The lines from the top of the material below through the line containing "const seriesValues = [analytical, experimental, simulation];" are to be printed exactly, with pictures omitted.

----

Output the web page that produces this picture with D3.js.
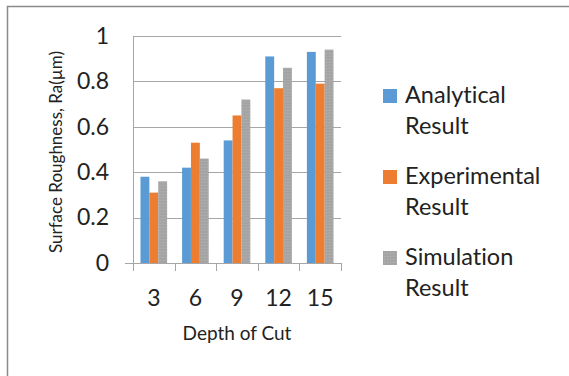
<!DOCTYPE html>
<html>
<head>
<meta charset="utf-8">
<script src="https://cdn.jsdelivr.net/npm/d3@7"></script>
<style>
  html, body { margin: 0; padding: 0; background: #fff; }
  svg { display: block; font-family: Lato, "Open Sans", sans-serif; font-variant-ligatures: none; font-feature-settings: "liga" 0, "clig" 0; }
</style>
</head>
<body>
<svg id="chart" width="569" height="376"></svg>
<script>
// Depth of cut levels and surface roughness Ra (µm) per method
const depths = ["3", "6", "9", "12", "15"];
const analytical = [0.38, 0.42, 0.54, 0.91, 0.93];
const experimental = [0.31, 0.53, 0.65, 0.77, 0.79];
const simulation = [0.36, 0.46, 0.72, 0.86, 0.94];
const seriesNames = ["Analytical Result", "Experimental Result", "Simulation Result"];
const seriesColors = ["#5B9BD5", "#ED7D31", "url(#grain)"];
const yTicks = [0, 0.2, 0.4, 0.6, 0.8, 1];

const seriesValues = [analytical, experimental, simulation];

const svg = d3.select("#chart");

// Fine grain fill for the simulation series
const pat = svg.append("defs").append("pattern")
  .attr("id", "grain").attr("patternUnits", "userSpaceOnUse")
  .attr("width", 3).attr("height", 3);
pat.append("rect").attr("width", 3).attr("height", 3).attr("fill", "#a7a7a7");
pat.append("rect").attr("x", 0).attr("y", 0).attr("width", 1).attr("height", 1).attr("fill", "#9d9d9d");
pat.append("rect").attr("x", 2).attr("y", 1).attr("width", 1).attr("height", 1).attr("fill", "#a0a0a0");
pat.append("rect").attr("x", 1).attr("y", 2).attr("width", 1).attr("height", 1).attr("fill", "#b0b0b0");

// Outer chart frame
svg.append("rect")
  .attr("x", 7.5).attr("y", 6.5)
  .attr("width", 600).attr("height", 400)
  .attr("fill", "none").attr("stroke", "#8a8a8a").attr("stroke-width", 1.5);

const plot = { left: 133, right: 341, top: 36, bottom: 263 };

const x = d3.scaleBand().domain(depths).range([plot.left, plot.right]).paddingInner(0.36).paddingOuter(0.18);
const x1 = d3.scaleBand().domain(d3.range(3)).range([0, x.bandwidth()]);
const y = d3.scaleLinear().domain([0, 1]).range([plot.bottom, plot.top]);

// Horizontal gridlines
svg.append("g")
  .selectAll("line")
  .data(yTicks.filter(d => d > 0))
  .join("line")
  .attr("x1", plot.left).attr("x2", plot.right)
  .attr("y1", d => Math.round(y(d)) + 0.5).attr("y2", d => Math.round(y(d)) + 0.5)
  .attr("stroke", "#a6a6a6").attr("stroke-width", 1);

// Bars
const groups = svg.append("g")
  .selectAll("g")
  .data(depths)
  .join("g")
  .attr("transform", d => `translate(${x(d)},0)`);

groups.selectAll("rect")
  .data((d, i) => seriesValues.map((vals, s) => ({ s, v: vals[i] })))
  .join("rect")
  .attr("x", d => x1(d.s))
  .attr("width", x1.bandwidth())
  .attr("y", d => y(d.v))
  .attr("height", d => y(0) - y(d.v))
  .attr("fill", d => seriesColors[d.s]);

// Y axis
const yAxis = svg.append("g")
  .attr("transform", `translate(${plot.left},0)`)
  .call(d3.axisLeft(y).tickValues(yTicks).tickFormat(d3.format("~g")).tickSize(0).tickPadding(24));
yAxis.select(".domain").attr("stroke", "#a6a6a6");
yAxis.selectAll("text").attr("font-size", 23).attr("fill", "#222").attr("font-family", "Lato, sans-serif");

// X axis with category separators
const xAxisG = svg.append("g").attr("transform", `translate(0,${plot.bottom})`);
xAxisG.append("line")
  .attr("x1", plot.left - 8).attr("x2", plot.right)
  .attr("y1", 0.5).attr("y2", 0.5)
  .attr("stroke", "#a6a6a6");
xAxisG.selectAll("line.sep")
  .data(d3.range(depths.length + 1))
  .join("line")
  .attr("class", "sep")
  .attr("x1", i => Math.round(plot.left + i * (plot.right - plot.left) / depths.length) + 0.5)
  .attr("x2", i => Math.round(plot.left + i * (plot.right - plot.left) / depths.length) + 0.5)
  .attr("y1", 0).attr("y2", 8)
  .attr("stroke", "#a6a6a6");
xAxisG.selectAll("text")
  .data(depths)
  .join("text")
  .attr("x", d => x(d) + x.bandwidth() / 2)
  .attr("y", 43)
  .attr("text-anchor", "middle")
  .attr("font-size", 23).attr("fill", "#222")
  .text(d => d);

// Axis titles
svg.append("text")
  .attr("x", 237).attr("y", 340)
  .attr("text-anchor", "middle")
  .attr("font-size", 19).attr("fill", "#222")
  .text("Depth of Cut");

svg.append("text")
  .attr("transform", "translate(62,152) rotate(-90)")
  .attr("text-anchor", "middle")
  .attr("font-size", 17).attr("fill", "#222")
  .text("Surface Roughness, Ra(µm)");

// Legend
const legend = svg.append("g")
  .selectAll("g")
  .data(seriesNames)
  .join("g")
  .attr("transform", (d, i) => `translate(383,${89 + i * 81})`);
legend.append("rect")
  .attr("width", 14).attr("height", 14)
  .attr("fill", (d, i) => seriesColors[i]);
legend.append("text")
  .attr("x", 22).attr("y", 14)
  .attr("font-size", 23.5).attr("fill", "#222")
  .selectAll("tspan")
  .data(d => { const p = d.split(" "); return [p[0], p.slice(1).join(" ")]; })
  .join("tspan")
  .attr("x", 22)
  .attr("dy", (d, i) => i === 0 ? 0 : 31)
  .text(d => d);
</script>
</body>
</html>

----

■ SOLUTION TO THIS EXERCISE:
Output the web page that produces this picture with D3.js.
<!DOCTYPE html>
<html>
<head>
<meta charset="utf-8">
<script src="https://cdn.jsdelivr.net/npm/d3@7"></script>
<style>
  html, body { margin: 0; padding: 0; background: #fff; }
  svg { display: block; font-family: Lato, "Open Sans", sans-serif; font-variant-ligatures: none; font-feature-settings: "liga" 0, "clig" 0; }
</style>
</head>
<body>
<svg id="chart" width="569" height="376"></svg>
<script>
// Depth of cut levels and surface roughness Ra (µm) per method
const depths = ["3", "6", "9", "12", "15"];
const analytical = [0.38, 0.42, 0.54, 0.91, 0.93];
const experimental = [0.31, 0.53, 0.65, 0.77, 0.79];
const simulation = [0.36, 0.46, 0.72, 0.86, 0.94];
const seriesNames = ["Analytical Result", "Experimental Result", "Simulation Result"];
const seriesColors = ["#5B9BD5", "#ED7D31", "url(#grain)"];
const yTicks = [0, 0.2, 0.4, 0.6, 0.8, 1];

const seriesValues = [analytical, experimental, simulation];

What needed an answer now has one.